- Directions
Go through the listing and set it down exactly, leaving out its pictures.

Dataset rows:
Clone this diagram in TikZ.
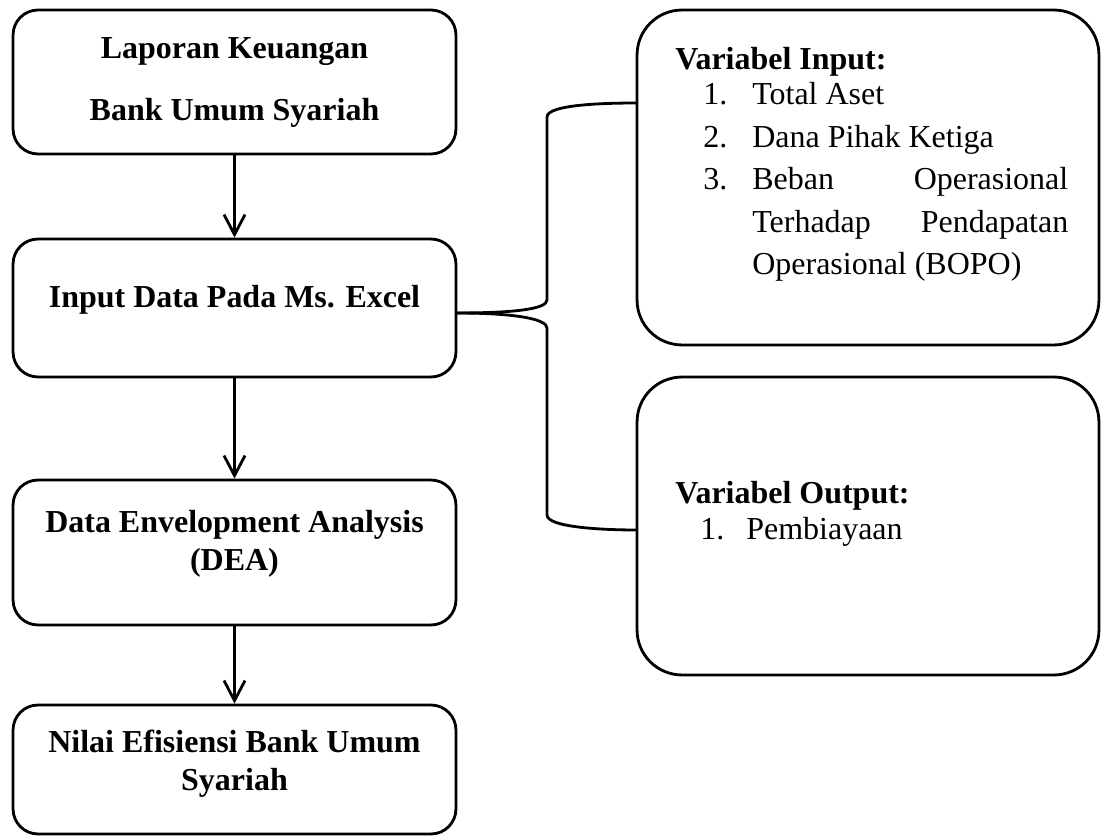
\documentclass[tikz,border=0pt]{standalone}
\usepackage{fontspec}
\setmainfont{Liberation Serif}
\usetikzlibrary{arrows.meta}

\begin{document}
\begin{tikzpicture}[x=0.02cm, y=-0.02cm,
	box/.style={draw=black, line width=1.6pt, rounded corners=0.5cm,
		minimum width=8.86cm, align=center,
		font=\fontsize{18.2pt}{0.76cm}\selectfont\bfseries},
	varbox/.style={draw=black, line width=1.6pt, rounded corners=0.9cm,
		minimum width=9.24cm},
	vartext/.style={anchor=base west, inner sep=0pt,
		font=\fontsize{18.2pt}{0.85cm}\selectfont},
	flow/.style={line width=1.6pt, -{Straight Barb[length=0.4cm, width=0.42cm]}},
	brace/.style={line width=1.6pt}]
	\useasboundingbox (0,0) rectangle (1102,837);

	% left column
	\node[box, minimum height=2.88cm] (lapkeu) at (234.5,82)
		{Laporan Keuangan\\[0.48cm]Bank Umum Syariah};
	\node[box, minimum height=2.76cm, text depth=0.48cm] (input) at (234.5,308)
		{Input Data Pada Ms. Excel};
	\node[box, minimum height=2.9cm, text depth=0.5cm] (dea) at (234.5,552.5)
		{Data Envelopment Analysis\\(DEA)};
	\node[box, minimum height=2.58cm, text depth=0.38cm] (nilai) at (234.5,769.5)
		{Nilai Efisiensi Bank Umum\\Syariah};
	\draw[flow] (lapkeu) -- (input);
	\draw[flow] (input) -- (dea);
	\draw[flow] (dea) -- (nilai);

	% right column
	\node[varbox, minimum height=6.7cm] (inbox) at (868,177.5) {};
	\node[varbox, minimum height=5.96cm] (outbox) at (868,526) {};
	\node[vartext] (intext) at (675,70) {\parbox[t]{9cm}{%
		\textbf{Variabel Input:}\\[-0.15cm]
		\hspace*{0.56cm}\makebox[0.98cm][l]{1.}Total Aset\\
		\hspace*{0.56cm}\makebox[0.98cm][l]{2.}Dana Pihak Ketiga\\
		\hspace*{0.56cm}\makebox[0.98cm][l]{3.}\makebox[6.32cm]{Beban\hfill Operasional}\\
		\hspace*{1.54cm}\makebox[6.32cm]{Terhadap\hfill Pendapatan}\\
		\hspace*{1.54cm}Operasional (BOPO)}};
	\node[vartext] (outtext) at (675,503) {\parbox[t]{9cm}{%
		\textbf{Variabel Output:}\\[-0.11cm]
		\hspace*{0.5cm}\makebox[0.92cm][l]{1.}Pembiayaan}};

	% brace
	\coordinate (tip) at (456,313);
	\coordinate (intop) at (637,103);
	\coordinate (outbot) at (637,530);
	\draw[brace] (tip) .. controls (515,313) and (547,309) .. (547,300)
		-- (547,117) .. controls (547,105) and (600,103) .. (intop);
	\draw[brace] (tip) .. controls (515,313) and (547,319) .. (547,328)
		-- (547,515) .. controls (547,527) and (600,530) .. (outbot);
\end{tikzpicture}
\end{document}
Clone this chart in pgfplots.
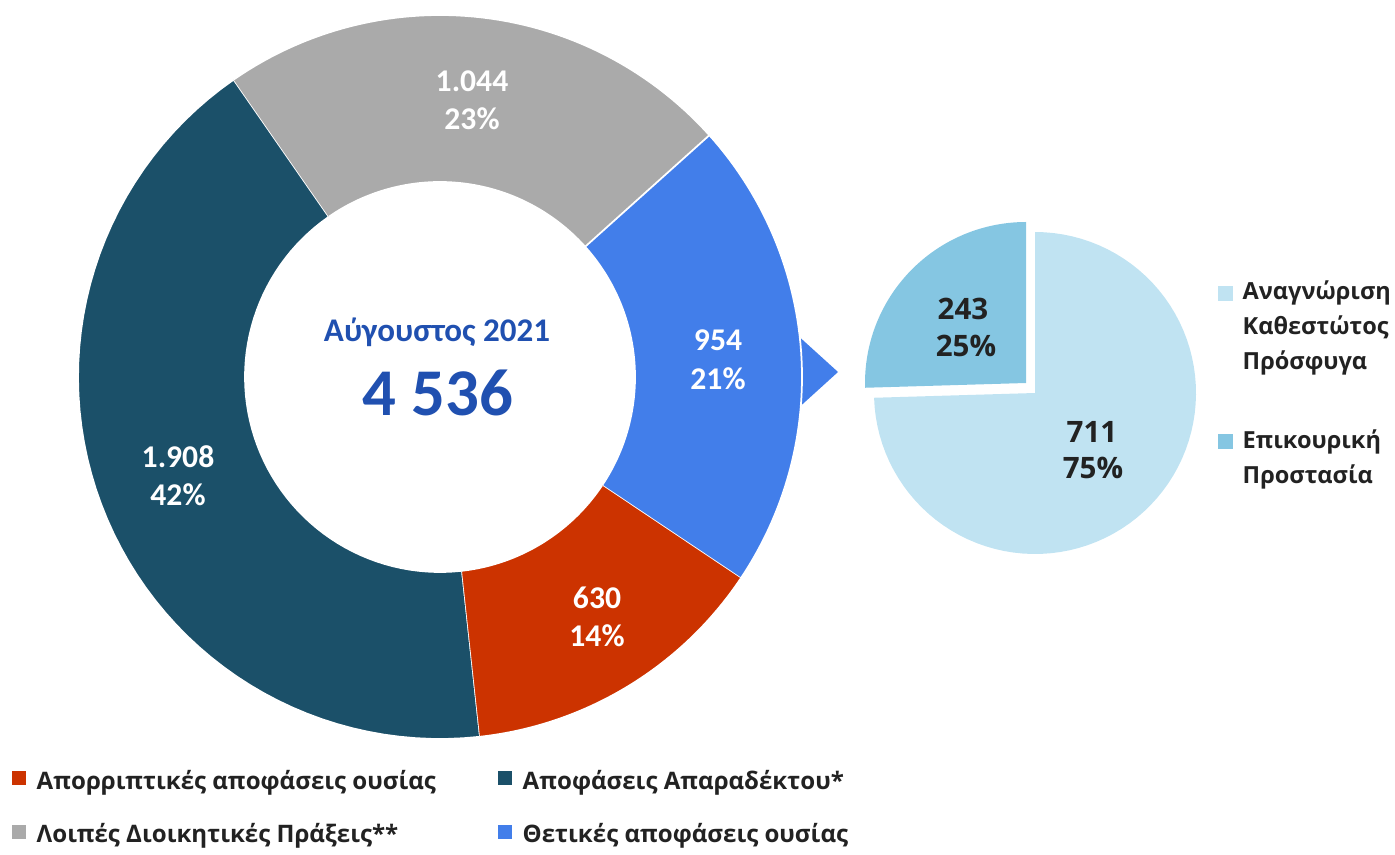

- Reply to the exercise
Clone this diagram in TikZ.
\documentclass[tikz,border=0pt]{standalone}
\usepackage{fontspec}
\setmainfont{Liberation Serif}
\usetikzlibrary{arrows.meta}

\begin{document}
\begin{tikzpicture}[x=0.02cm, y=-0.02cm,
	box/.style={draw=black, line width=1.6pt, rounded corners=0.5cm,
		minimum width=8.86cm, align=center,
		font=\fontsize{18.2pt}{0.76cm}\selectfont\bfseries},
	varbox/.style={draw=black, line width=1.6pt, rounded corners=0.9cm,
		minimum width=9.24cm},
	vartext/.style={anchor=base west, inner sep=0pt,
		font=\fontsize{18.2pt}{0.85cm}\selectfont},
	flow/.style={line width=1.6pt, -{Straight Barb[length=0.4cm, width=0.42cm]}},
	brace/.style={line width=1.6pt}]
	\useasboundingbox (0,0) rectangle (1102,837);

	% left column
	\node[box, minimum height=2.88cm] (lapkeu) at (234.5,82)
		{Laporan Keuangan\\[0.48cm]Bank Umum Syariah};
	\node[box, minimum height=2.76cm, text depth=0.48cm] (input) at (234.5,308)
		{Input Data Pada Ms. Excel};
	\node[box, minimum height=2.9cm, text depth=0.5cm] (dea) at (234.5,552.5)
		{Data Envelopment Analysis\\(DEA)};
	\node[box, minimum height=2.58cm, text depth=0.38cm] (nilai) at (234.5,769.5)
		{Nilai Efisiensi Bank Umum\\Syariah};
	\draw[flow] (lapkeu) -- (input);
	\draw[flow] (input) -- (dea);
	\draw[flow] (dea) -- (nilai);

	% right column
	\node[varbox, minimum height=6.7cm] (inbox) at (868,177.5) {};
	\node[varbox, minimum height=5.96cm] (outbox) at (868,526) {};
	\node[vartext] (intext) at (675,70) {\parbox[t]{9cm}{%
		\textbf{Variabel Input:}\\[-0.15cm]
		\hspace*{0.56cm}\makebox[0.98cm][l]{1.}Total Aset\\
		\hspace*{0.56cm}\makebox[0.98cm][l]{2.}Dana Pihak Ketiga\\
		\hspace*{0.56cm}\makebox[0.98cm][l]{3.}\makebox[6.32cm]{Beban\hfill Operasional}\\
		\hspace*{1.54cm}\makebox[6.32cm]{Terhadap\hfill Pendapatan}\\
		\hspace*{1.54cm}Operasional (BOPO)}};
	\node[vartext] (outtext) at (675,503) {\parbox[t]{9cm}{%
		\textbf{Variabel Output:}\\[-0.11cm]
		\hspace*{0.5cm}\makebox[0.92cm][l]{1.}Pembiayaan}};

	% brace
	\coordinate (tip) at (456,313);
	\coordinate (intop) at (637,103);
	\coordinate (outbot) at (637,530);
	\draw[brace] (tip) .. controls (515,313) and (547,309) .. (547,300)
		-- (547,117) .. controls (547,105) and (600,103) .. (intop);
	\draw[brace] (tip) .. controls (515,313) and (547,319) .. (547,328)
		-- (547,515) .. controls (547,527) and (600,530) .. (outbot);
\end{tikzpicture}
\end{document}
Clone this chart in pgfplots.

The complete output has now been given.